Task: Would you return the run of lines that starts at the one with "Recreate this image" and ends at the one with "import * as", ends included, exactly as written and without the images?

(Code that draws figures)
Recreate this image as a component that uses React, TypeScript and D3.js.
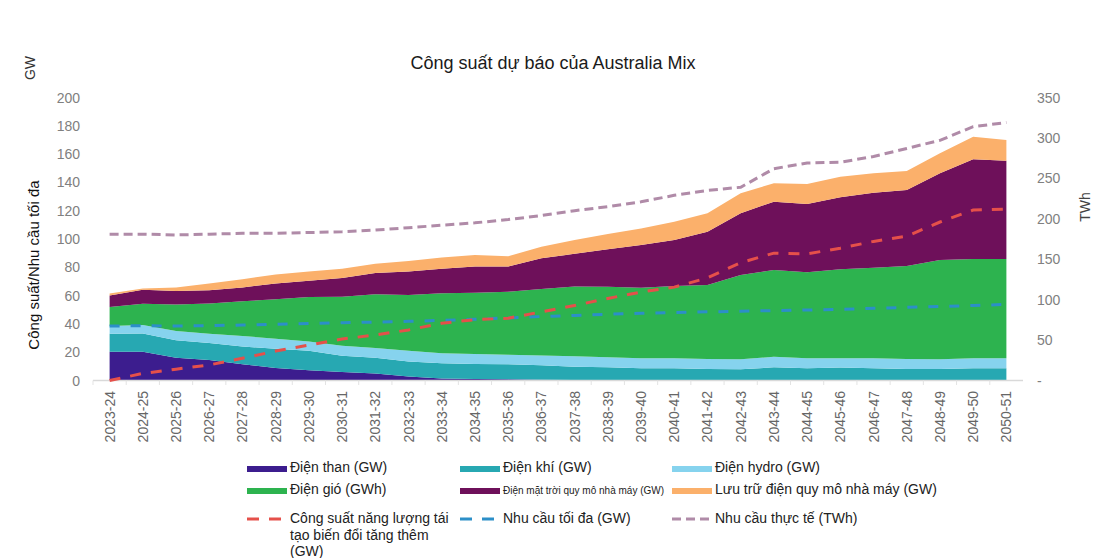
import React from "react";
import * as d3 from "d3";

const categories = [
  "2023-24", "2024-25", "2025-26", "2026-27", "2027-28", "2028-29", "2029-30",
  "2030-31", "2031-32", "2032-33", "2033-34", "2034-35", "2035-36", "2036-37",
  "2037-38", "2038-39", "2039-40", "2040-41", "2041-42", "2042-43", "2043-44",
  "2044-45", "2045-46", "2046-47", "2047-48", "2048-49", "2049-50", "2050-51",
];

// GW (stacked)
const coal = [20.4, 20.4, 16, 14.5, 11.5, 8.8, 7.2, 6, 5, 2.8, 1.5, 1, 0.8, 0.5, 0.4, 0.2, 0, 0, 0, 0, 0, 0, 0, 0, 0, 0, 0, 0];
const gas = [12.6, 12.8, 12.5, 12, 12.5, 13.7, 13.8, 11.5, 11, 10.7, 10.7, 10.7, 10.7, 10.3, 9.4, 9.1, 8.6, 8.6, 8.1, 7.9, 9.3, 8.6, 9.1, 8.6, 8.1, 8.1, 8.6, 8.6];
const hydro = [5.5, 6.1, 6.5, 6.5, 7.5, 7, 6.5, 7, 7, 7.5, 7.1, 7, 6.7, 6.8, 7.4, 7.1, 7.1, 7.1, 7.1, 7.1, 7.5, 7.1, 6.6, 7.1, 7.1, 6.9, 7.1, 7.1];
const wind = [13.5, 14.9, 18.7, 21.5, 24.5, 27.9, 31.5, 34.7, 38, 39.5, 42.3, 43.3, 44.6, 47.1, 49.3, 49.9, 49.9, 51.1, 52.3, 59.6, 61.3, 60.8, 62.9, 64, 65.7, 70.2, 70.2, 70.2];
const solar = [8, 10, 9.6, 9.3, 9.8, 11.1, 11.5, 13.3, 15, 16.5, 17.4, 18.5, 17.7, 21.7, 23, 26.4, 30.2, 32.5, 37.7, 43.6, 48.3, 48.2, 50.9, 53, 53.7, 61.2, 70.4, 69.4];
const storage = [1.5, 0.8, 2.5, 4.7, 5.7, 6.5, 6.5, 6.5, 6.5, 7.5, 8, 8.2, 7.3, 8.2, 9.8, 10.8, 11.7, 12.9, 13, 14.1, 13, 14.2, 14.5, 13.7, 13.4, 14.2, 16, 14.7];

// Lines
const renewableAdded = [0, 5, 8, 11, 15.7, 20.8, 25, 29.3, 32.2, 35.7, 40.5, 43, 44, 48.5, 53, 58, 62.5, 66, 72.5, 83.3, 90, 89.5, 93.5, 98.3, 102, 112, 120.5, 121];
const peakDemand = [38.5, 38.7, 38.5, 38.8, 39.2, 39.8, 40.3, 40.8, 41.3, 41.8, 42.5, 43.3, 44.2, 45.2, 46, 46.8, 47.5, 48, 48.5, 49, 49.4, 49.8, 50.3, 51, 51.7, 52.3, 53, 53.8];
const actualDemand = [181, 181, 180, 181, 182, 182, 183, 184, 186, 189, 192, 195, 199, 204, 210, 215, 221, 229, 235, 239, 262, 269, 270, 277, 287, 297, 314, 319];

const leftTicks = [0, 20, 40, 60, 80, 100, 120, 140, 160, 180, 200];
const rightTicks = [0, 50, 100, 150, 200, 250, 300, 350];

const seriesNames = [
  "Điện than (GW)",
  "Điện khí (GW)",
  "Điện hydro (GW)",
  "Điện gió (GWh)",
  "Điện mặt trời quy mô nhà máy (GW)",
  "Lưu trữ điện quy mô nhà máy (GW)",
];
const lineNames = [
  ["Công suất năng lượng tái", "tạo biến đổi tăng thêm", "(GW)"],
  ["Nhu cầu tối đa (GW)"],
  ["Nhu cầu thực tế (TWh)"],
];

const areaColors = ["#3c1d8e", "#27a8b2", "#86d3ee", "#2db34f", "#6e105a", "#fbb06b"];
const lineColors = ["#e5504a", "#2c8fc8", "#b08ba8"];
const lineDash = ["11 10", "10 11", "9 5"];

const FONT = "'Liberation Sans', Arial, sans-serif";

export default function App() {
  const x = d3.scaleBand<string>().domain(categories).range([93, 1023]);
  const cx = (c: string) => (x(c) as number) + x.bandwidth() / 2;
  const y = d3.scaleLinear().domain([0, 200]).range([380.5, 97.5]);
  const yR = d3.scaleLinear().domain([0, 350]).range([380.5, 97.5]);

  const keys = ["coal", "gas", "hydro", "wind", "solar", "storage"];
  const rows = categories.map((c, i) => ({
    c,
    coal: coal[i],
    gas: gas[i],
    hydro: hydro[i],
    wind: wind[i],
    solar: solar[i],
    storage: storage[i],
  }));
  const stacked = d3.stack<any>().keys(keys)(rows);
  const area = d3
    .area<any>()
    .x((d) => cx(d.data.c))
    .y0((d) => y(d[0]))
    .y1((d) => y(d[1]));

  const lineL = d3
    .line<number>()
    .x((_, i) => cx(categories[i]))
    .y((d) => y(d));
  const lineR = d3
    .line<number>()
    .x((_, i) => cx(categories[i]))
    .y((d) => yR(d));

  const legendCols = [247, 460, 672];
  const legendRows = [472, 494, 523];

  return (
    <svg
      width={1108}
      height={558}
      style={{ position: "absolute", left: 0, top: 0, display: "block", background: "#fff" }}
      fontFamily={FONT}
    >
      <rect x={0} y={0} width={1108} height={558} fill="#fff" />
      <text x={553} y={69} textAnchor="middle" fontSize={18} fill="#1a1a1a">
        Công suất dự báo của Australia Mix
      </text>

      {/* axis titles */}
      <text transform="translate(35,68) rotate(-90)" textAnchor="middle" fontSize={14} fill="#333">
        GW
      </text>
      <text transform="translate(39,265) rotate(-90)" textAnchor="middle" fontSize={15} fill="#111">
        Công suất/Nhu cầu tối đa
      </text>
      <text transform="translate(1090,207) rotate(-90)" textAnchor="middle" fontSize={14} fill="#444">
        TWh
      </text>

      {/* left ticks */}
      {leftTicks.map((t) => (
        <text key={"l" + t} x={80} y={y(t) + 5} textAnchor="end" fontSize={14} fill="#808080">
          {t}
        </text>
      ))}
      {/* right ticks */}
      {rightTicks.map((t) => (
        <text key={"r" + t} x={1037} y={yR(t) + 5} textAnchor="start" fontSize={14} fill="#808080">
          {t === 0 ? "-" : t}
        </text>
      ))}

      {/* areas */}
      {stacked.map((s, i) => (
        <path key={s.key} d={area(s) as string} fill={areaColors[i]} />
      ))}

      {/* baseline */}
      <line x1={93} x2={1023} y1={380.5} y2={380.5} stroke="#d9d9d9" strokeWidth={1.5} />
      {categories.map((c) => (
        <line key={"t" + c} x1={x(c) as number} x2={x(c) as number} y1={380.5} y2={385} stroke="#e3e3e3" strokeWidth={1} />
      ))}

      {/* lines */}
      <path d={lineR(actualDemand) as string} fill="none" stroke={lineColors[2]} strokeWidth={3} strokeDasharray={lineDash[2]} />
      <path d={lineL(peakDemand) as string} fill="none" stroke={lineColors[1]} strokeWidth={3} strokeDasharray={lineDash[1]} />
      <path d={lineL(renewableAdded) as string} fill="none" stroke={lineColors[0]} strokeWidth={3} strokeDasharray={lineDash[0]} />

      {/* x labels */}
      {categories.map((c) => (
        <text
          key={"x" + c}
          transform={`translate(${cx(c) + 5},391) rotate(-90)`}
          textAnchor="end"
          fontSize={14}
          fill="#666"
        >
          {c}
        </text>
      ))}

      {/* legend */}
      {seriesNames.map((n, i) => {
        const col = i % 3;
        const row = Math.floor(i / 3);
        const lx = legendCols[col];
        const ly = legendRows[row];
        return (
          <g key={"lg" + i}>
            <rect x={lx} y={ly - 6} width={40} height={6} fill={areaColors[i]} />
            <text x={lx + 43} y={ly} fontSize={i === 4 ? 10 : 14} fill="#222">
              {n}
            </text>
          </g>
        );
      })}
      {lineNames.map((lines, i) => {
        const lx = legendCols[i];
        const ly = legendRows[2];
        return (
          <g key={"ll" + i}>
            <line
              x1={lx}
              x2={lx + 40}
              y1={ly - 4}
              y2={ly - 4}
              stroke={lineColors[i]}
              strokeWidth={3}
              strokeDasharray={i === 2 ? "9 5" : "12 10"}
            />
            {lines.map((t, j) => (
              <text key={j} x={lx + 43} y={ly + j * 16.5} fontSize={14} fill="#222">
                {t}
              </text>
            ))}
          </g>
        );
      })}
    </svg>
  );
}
---
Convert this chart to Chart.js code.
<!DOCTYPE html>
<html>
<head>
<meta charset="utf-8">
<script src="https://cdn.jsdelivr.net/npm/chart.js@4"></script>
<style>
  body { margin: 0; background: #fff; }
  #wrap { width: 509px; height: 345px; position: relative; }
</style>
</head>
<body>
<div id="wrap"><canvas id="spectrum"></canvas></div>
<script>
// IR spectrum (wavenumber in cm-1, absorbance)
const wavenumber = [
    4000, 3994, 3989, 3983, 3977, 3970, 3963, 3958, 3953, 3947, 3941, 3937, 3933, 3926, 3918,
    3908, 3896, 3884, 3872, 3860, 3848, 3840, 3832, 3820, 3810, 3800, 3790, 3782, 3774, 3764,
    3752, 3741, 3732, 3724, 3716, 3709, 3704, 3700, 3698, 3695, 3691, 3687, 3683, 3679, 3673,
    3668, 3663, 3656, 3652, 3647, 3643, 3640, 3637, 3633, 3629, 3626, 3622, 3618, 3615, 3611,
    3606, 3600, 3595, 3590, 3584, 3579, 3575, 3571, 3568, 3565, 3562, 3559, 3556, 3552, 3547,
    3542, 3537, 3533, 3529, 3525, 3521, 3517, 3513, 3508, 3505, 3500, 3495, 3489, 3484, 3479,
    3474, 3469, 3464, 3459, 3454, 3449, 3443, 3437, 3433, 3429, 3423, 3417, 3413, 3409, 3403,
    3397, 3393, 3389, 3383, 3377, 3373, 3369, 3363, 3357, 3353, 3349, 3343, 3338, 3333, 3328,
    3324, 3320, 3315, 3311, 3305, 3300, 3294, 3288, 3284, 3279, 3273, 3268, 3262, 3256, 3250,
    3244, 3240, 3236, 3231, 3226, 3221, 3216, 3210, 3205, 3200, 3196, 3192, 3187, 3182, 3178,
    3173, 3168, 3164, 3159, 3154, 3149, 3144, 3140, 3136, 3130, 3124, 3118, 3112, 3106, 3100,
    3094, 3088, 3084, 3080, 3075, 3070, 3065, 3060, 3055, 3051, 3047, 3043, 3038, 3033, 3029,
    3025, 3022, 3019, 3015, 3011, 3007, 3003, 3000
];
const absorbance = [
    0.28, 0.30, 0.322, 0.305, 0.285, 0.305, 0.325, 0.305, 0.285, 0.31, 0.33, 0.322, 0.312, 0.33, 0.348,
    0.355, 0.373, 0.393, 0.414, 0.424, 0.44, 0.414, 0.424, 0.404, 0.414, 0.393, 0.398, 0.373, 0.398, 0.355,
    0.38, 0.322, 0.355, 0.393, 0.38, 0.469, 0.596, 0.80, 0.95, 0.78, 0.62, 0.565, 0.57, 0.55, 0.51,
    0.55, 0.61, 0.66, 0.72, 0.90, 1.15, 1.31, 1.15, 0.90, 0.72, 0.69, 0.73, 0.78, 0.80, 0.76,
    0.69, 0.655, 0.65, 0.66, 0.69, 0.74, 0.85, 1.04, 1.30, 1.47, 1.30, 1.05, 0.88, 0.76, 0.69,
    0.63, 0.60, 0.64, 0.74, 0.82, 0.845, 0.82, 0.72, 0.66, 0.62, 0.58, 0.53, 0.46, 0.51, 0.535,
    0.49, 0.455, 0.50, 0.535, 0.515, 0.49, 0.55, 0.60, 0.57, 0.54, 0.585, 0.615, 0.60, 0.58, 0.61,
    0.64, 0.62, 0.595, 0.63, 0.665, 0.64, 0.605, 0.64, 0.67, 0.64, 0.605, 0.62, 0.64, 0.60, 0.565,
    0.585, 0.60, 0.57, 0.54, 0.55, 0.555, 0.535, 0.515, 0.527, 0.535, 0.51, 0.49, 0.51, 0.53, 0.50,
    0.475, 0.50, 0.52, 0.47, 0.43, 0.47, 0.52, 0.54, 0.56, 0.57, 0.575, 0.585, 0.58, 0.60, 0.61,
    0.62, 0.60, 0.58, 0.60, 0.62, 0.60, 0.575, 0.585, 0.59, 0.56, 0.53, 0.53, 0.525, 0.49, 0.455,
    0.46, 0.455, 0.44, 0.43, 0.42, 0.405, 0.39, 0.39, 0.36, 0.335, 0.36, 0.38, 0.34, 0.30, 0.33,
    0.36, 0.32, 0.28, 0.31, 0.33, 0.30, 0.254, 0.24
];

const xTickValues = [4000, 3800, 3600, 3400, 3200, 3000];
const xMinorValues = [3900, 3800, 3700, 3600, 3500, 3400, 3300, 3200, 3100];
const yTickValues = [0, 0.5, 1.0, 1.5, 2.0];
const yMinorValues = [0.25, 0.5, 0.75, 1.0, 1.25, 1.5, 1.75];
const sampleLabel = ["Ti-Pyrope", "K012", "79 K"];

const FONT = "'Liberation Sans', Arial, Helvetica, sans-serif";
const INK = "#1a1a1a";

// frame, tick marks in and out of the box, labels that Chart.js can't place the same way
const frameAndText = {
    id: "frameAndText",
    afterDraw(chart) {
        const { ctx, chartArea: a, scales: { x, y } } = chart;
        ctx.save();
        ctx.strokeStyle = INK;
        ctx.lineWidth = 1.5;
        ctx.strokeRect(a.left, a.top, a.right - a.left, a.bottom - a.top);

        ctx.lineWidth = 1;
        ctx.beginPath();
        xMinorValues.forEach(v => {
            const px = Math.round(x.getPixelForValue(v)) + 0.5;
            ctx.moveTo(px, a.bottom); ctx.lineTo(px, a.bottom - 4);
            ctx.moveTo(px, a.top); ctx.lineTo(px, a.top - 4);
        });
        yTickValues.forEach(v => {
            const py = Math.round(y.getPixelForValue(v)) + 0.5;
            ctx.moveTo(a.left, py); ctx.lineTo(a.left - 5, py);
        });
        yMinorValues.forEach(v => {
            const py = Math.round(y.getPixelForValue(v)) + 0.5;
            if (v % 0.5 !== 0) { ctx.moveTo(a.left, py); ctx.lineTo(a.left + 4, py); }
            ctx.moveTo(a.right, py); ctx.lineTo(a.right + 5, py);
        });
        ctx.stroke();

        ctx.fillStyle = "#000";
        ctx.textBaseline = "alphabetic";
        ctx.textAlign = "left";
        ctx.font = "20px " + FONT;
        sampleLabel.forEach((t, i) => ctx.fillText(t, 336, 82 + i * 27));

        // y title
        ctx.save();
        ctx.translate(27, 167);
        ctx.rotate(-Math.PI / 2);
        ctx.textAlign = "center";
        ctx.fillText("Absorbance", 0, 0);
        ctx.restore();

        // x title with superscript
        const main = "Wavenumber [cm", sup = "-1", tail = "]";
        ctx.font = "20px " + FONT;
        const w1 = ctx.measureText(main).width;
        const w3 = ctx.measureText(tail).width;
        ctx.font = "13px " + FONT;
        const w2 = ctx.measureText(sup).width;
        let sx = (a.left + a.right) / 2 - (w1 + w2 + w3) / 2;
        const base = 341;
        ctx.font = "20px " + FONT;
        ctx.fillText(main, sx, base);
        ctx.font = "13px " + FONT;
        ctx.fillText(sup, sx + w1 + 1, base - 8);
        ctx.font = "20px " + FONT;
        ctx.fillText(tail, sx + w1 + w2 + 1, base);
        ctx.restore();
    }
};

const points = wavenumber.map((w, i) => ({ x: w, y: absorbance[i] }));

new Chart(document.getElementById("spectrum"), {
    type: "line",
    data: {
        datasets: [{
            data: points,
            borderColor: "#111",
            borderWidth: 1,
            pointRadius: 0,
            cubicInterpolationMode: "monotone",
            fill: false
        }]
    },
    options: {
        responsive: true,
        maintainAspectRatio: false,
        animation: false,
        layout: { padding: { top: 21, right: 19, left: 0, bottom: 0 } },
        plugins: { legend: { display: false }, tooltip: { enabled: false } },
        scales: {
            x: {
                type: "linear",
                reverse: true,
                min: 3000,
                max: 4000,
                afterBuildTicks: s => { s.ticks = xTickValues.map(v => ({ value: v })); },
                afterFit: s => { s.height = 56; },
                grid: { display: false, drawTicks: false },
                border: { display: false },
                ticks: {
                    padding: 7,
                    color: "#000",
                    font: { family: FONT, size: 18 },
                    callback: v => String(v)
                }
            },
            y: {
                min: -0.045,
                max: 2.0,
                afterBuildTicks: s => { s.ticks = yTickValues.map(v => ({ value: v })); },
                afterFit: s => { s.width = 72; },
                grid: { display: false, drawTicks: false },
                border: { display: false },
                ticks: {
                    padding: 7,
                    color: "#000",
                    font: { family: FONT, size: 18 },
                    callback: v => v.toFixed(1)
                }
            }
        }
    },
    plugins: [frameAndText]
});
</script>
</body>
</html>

Finished answer:
Recreate this image as a component that uses React, TypeScript and D3.js.
import React from "react";
import * as d3 from "d3";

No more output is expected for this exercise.